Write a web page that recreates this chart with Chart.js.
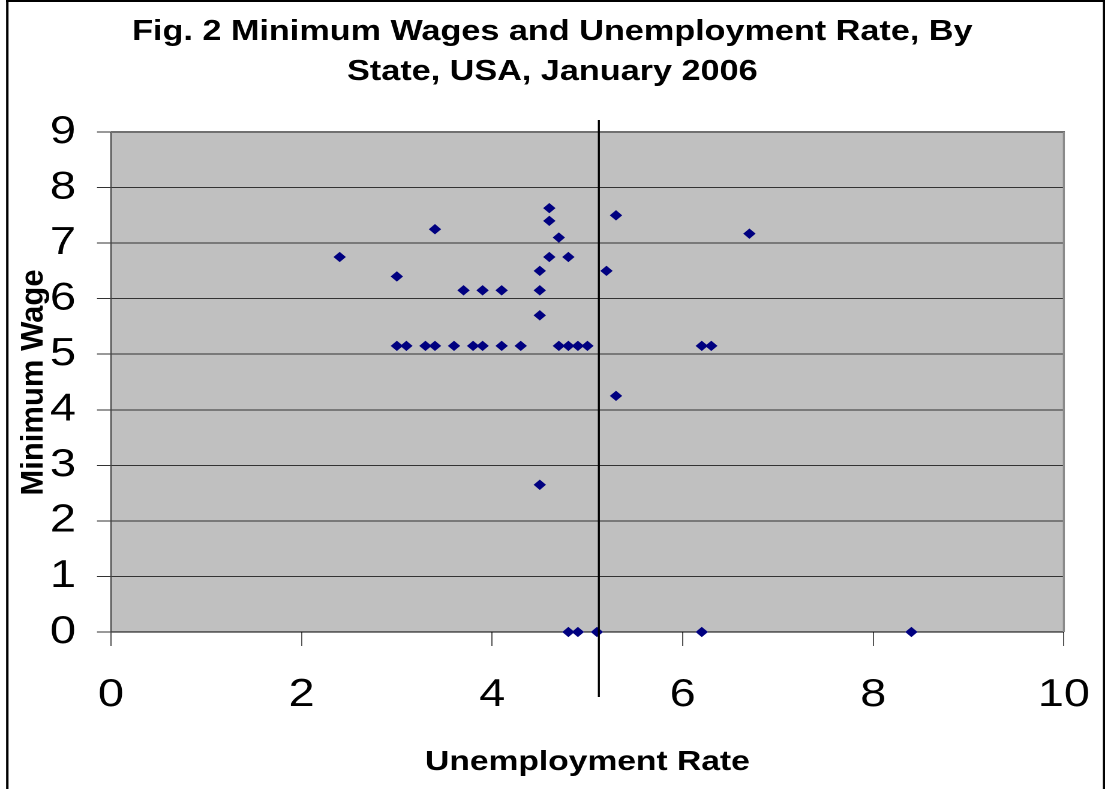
<!DOCTYPE html>
<html>
<head>
<meta charset="utf-8">
<title>Minimum Wages and Unemployment Rate, By State, USA, January 2006</title>
<script src="https://cdn.jsdelivr.net/npm/chart.js@4/dist/chart.umd.min.js"></script>
<style>
  html, body { margin: 0; padding: 0; background: #ffffff; overflow: hidden; }
  #stage { width: 921px; height: 789px; transform-origin: 0 0; }
  canvas { display: block; }
</style>
</head>
<body>
<div id="stage"><canvas id="chart" width="921" height="789"></canvas></div>
<script>
// Unemployment rate (%) by state, January 2006
const unemploymentRate = [
  2.4, 3.0, 3.4, 3.7, 3.9, 4.1, 4.5, 4.5, 4.5, 4.6, 4.6, 4.7, 4.6, 4.8, 5.2, 5.3,
  3.0, 3.1, 3.3, 3.4, 3.6, 3.8, 3.9, 4.1, 4.3, 4.7, 4.8, 4.9, 5.0, 6.2, 6.3,
  6.7, 5.3, 4.5,
  4.8, 4.9, 5.1, 6.2, 8.4
];
// State minimum wage ($/hour); 0 = no state minimum wage
const minimumWage = [
  6.75, 6.40, 7.25, 6.15, 6.15, 6.15, 6.50, 6.15, 5.70, 7.63, 7.40, 7.10, 6.75, 6.75, 6.50, 7.50,
  5.15, 5.15, 5.15, 5.15, 5.15, 5.15, 5.15, 5.15, 5.15, 5.15, 5.15, 5.15, 5.15, 5.15, 5.15,
  7.17, 4.25, 2.65,
  0, 0, 0, 0, 0
];
// Average unemployment rate, marked by the vertical line
const meanUnemployment = 5.12;

const xTicks = [0, 2, 4, 6, 8, 10];
const yTicks = [0, 1, 2, 3, 4, 5, 6, 7, 8, 9];

const titleLines = ['Fig. 2 Minimum Wages and Unemployment Rate, By', 'State, USA, January 2006'];
const xTitle = 'Unemployment Rate';
const yTitle = 'Minimum Wage';

// The figure is laid out 921px wide and shown stretched to 1105px.
const BASE_W = 921, BASE_H = 789, OUT_W = 1105;
const S = OUT_W / BASE_W;
document.getElementById('stage').style.transform = 'scaleX(' + S + ')';

const FONT = '"Liberation Sans", Arial, Helvetica, sans-serif';

const points = unemploymentRate.map((u, i) => ({ x: u, y: minimumWage[i] }));

const decor = {
  id: 'decor',
  beforeDraw(chart) {
    const { ctx, chartArea: a } = chart;
    ctx.save();
    ctx.fillStyle = '#c0c0c0';
    ctx.fillRect(a.left, a.top, a.right - a.left, a.bottom - a.top);
    ctx.restore();
  },
  afterDraw(chart) {
    const { ctx, chartArea: a, scales } = chart;
    ctx.save();
    // plot-area top and right edges
    ctx.strokeStyle = '#707070';
    ctx.lineWidth = 2;
    ctx.beginPath();
    ctx.moveTo(a.left, a.top);
    ctx.lineTo(a.right + 1 / S, a.top);
    ctx.stroke();
    ctx.strokeStyle = '#8a8a8a';
    ctx.lineWidth = 2 / S;
    ctx.beginPath();
    ctx.moveTo(a.right, a.top);
    ctx.lineTo(a.right, a.bottom);
    ctx.stroke();

    // vertical line at the average unemployment rate
    const mx = scales.x.getPixelForValue(meanUnemployment);
    ctx.strokeStyle = '#000000';
    ctx.lineWidth = 2 / S;
    ctx.beginPath();
    ctx.moveTo(mx, a.top - 12);
    ctx.lineTo(mx, a.bottom + 65);
    ctx.stroke();

    // outer frame
    ctx.strokeStyle = '#000000';
    ctx.lineWidth = 2.4 / S;
    ctx.beginPath();
    ctx.moveTo(7.3 / S, BASE_H);
    ctx.lineTo(7.3 / S, 1);
    ctx.lineTo(BASE_W - 0.9 / S, 1);
    ctx.lineTo(BASE_W - 0.9 / S, BASE_H);
    ctx.stroke();
    ctx.lineWidth = 2;
    ctx.beginPath();
    ctx.moveTo(6 / S, 1);
    ctx.lineTo(BASE_W, 1);
    ctx.stroke();

    // vertical axis title, kept at its natural proportions
    ctx.translate(34 / S, 382.5);
    ctx.scale(1 / S, 1);
    ctx.rotate(-Math.PI / 2);
    ctx.font = 'bold 31px ' + FONT;
    ctx.fillStyle = '#000000';
    ctx.textAlign = 'center';
    ctx.textBaseline = 'middle';
    ctx.fillText(yTitle, 0, 0);
    ctx.restore();
  }
};

new Chart(document.getElementById('chart'), {
  type: 'scatter',
  data: {
    datasets: [{
      label: yTitle,
      data: points,
      pointStyle: 'rectRot',
      pointRadius: 4.6,
      pointBorderWidth: 0.8,
      backgroundColor: '#000080',
      borderColor: '#000080',
      clip: false
    }]
  },
  options: {
    responsive: false,
    devicePixelRatio: 2,
    animation: false,
    events: [],
    layout: { padding: { left: 34, right: 34.3, top: 0, bottom: 0 } },
    plugins: {
      legend: { display: false },
      tooltip: { enabled: false },
      title: {
        display: true,
        text: titleLines,
        color: '#000000',
        font: { family: FONT, size: 28.5, weight: 'bold', lineHeight: 40 / 28.5 },
        padding: { top: 12, bottom: 40 }
      }
    },
    scales: {
      x: {
        type: 'linear',
        min: xTicks[0],
        max: xTicks[xTicks.length - 1],
        afterBuildTicks(scale) { scale.ticks = xTicks.map(v => ({ value: v })); },
        ticks: {
          color: '#000000',
          font: { family: FONT, size: 39 },
          padding: 26,
          maxRotation: 0,
          autoSkip: false
        },
        grid: { drawOnChartArea: false, drawTicks: true, tickLength: 14, tickColor: '#555555' },
        border: { display: true, color: '#000000', width: 1 },
        title: {
          display: true,
          text: xTitle,
          color: '#000000',
          font: { family: FONT, size: 28, weight: 'bold', lineHeight: 1.2 },
          padding: { top: 0, bottom: 10 }
        },
        afterFit(scale) {
          scale.height = 157;
          scale.paddingLeft = 0;
          scale.paddingRight = 0;
        }
      },
      y: {
        type: 'linear',
        min: yTicks[0],
        max: yTicks[yTicks.length - 1],
        afterBuildTicks(scale) { scale.ticks = yTicks.map(v => ({ value: v })); },
        ticks: {
          color: '#000000',
          font: { family: FONT, size: 39 },
          padding: 17.5,
          autoSkip: false
        },
        grid: { color: '#333333', lineWidth: 1, drawTicks: true, tickLength: 14 / S, tickColor: '#333333' },
        border: { display: true, color: '#444444', width: 1 },
        afterFit(scale) { scale.width = 58.5; }
      }
    }
  },
  plugins: [decor]
});
</script>
</body>
</html>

┄┄┄┄┄┄┄┄┄┄┄┄┄┄┄┄┄┄┄┄

▶ WRITTEN EXERCISE: Every line above should be returned word for word, with the pictures left behind.

▶ CORRECT RESPONSE:
Write a web page that recreates this chart with Chart.js.
<!DOCTYPE html>
<html>
<head>
<meta charset="utf-8">
<title>Minimum Wages and Unemployment Rate, By State, USA, January 2006</title>
<script src="https://cdn.jsdelivr.net/npm/chart.js@4/dist/chart.umd.min.js"></script>
<style>
  html, body { margin: 0; padding: 0; background: #ffffff; overflow: hidden; }
  #stage { width: 921px; height: 789px; transform-origin: 0 0; }
  canvas { display: block; }
</style>
</head>
<body>
<div id="stage"><canvas id="chart" width="921" height="789"></canvas></div>
<script>
// Unemployment rate (%) by state, January 2006
const unemploymentRate = [
  2.4, 3.0, 3.4, 3.7, 3.9, 4.1, 4.5, 4.5, 4.5, 4.6, 4.6, 4.7, 4.6, 4.8, 5.2, 5.3,
  3.0, 3.1, 3.3, 3.4, 3.6, 3.8, 3.9, 4.1, 4.3, 4.7, 4.8, 4.9, 5.0, 6.2, 6.3,
  6.7, 5.3, 4.5,
  4.8, 4.9, 5.1, 6.2, 8.4
];
// State minimum wage ($/hour); 0 = no state minimum wage
const minimumWage = [
  6.75, 6.40, 7.25, 6.15, 6.15, 6.15, 6.50, 6.15, 5.70, 7.63, 7.40, 7.10, 6.75, 6.75, 6.50, 7.50,
  5.15, 5.15, 5.15, 5.15, 5.15, 5.15, 5.15, 5.15, 5.15, 5.15, 5.15, 5.15, 5.15, 5.15, 5.15,
  7.17, 4.25, 2.65,
  0, 0, 0, 0, 0
];
// Average unemployment rate, marked by the vertical line
const meanUnemployment = 5.12;

const xTicks = [0, 2, 4, 6, 8, 10];
const yTicks = [0, 1, 2, 3, 4, 5, 6, 7, 8, 9];

const titleLines = ['Fig. 2 Minimum Wages and Unemployment Rate, By', 'State, USA, January 2006'];
const xTitle = 'Unemployment Rate';
const yTitle = 'Minimum Wage';

// The figure is laid out 921px wide and shown stretched to 1105px.
const BASE_W = 921, BASE_H = 789, OUT_W = 1105;
const S = OUT_W / BASE_W;
document.getElementById('stage').style.transform = 'scaleX(' + S + ')';

const FONT = '"Liberation Sans", Arial, Helvetica, sans-serif';

const points = unemploymentRate.map((u, i) => ({ x: u, y: minimumWage[i] }));

const decor = {
  id: 'decor',
  beforeDraw(chart) {
    const { ctx, chartArea: a } = chart;
    ctx.save();
    ctx.fillStyle = '#c0c0c0';
    ctx.fillRect(a.left, a.top, a.right - a.left, a.bottom - a.top);
    ctx.restore();
  },
  afterDraw(chart) {
    const { ctx, chartArea: a, scales } = chart;
    ctx.save();
    // plot-area top and right edges
    ctx.strokeStyle = '#707070';
    ctx.lineWidth = 2;
    ctx.beginPath();
    ctx.moveTo(a.left, a.top);
    ctx.lineTo(a.right + 1 / S, a.top);
    ctx.stroke();
    ctx.strokeStyle = '#8a8a8a';
    ctx.lineWidth = 2 / S;
    ctx.beginPath();
    ctx.moveTo(a.right, a.top);
    ctx.lineTo(a.right, a.bottom);
    ctx.stroke();

    // vertical line at the average unemployment rate
    const mx = scales.x.getPixelForValue(meanUnemployment);
    ctx.strokeStyle = '#000000';
    ctx.lineWidth = 2 / S;
    ctx.beginPath();
    ctx.moveTo(mx, a.top - 12);
    ctx.lineTo(mx, a.bottom + 65);
    ctx.stroke();

    // outer frame
    ctx.strokeStyle = '#000000';
    ctx.lineWidth = 2.4 / S;
    ctx.beginPath();
    ctx.moveTo(7.3 / S, BASE_H);
    ctx.lineTo(7.3 / S, 1);
    ctx.lineTo(BASE_W - 0.9 / S, 1);
    ctx.lineTo(BASE_W - 0.9 / S, BASE_H);
    ctx.stroke();
    ctx.lineWidth = 2;
    ctx.beginPath();
    ctx.moveTo(6 / S, 1);
    ctx.lineTo(BASE_W, 1);
    ctx.stroke();

    // vertical axis title, kept at its natural proportions
    ctx.translate(34 / S, 382.5);
    ctx.scale(1 / S, 1);
    ctx.rotate(-Math.PI / 2);
    ctx.font = 'bold 31px ' + FONT;
    ctx.fillStyle = '#000000';
    ctx.textAlign = 'center';
    ctx.textBaseline = 'middle';
    ctx.fillText(yTitle, 0, 0);
    ctx.restore();
  }
};

new Chart(document.getElementById('chart'), {
  type: 'scatter',
  data: {
    datasets: [{
      label: yTitle,
      data: points,
      pointStyle: 'rectRot',
      pointRadius: 4.6,
      pointBorderWidth: 0.8,
      backgroundColor: '#000080',
      borderColor: '#000080',
      clip: false
    }]
  },
  options: {
    responsive: false,
    devicePixelRatio: 2,
    animation: false,
    events: [],
    layout: { padding: { left: 34, right: 34.3, top: 0, bottom: 0 } },
    plugins: {
      legend: { display: false },
      tooltip: { enabled: false },
      title: {
        display: true,
        text: titleLines,
        color: '#000000',
        font: { family: FONT, size: 28.5, weight: 'bold', lineHeight: 40 / 28.5 },
        padding: { top: 12, bottom: 40 }
      }
    },
    scales: {
      x: {
        type: 'linear',
        min: xTicks[0],
        max: xTicks[xTicks.length - 1],
        afterBuildTicks(scale) { scale.ticks = xTicks.map(v => ({ value: v })); },
        ticks: {
          color: '#000000',
          font: { family: FONT, size: 39 },
          padding: 26,
          maxRotation: 0,
          autoSkip: false
        },
        grid: { drawOnChartArea: false, drawTicks: true, tickLength: 14, tickColor: '#555555' },
        border: { display: true, color: '#000000', width: 1 },
        title: {
          display: true,
          text: xTitle,
          color: '#000000',
          font: { family: FONT, size: 28, weight: 'bold', lineHeight: 1.2 },
          padding: { top: 0, bottom: 10 }
        },
        afterFit(scale) {
          scale.height = 157;
          scale.paddingLeft = 0;
          scale.paddingRight = 0;
        }
      },
      y: {
        type: 'linear',
        min: yTicks[0],
        max: yTicks[yTicks.length - 1],
        afterBuildTicks(scale) { scale.ticks = yTicks.map(v => ({ value: v })); },
        ticks: {
          color: '#000000',
          font: { family: FONT, size: 39 },
          padding: 17.5,
          autoSkip: false
        },
        grid: { color: '#333333', lineWidth: 1, drawTicks: true, tickLength: 14 / S, tickColor: '#333333' },
        border: { display: true, color: '#444444', width: 1 },
        afterFit(scale) { scale.width = 58.5; }
      }
    }
  },
  plugins: [decor]
});
</script>
</body>
</html>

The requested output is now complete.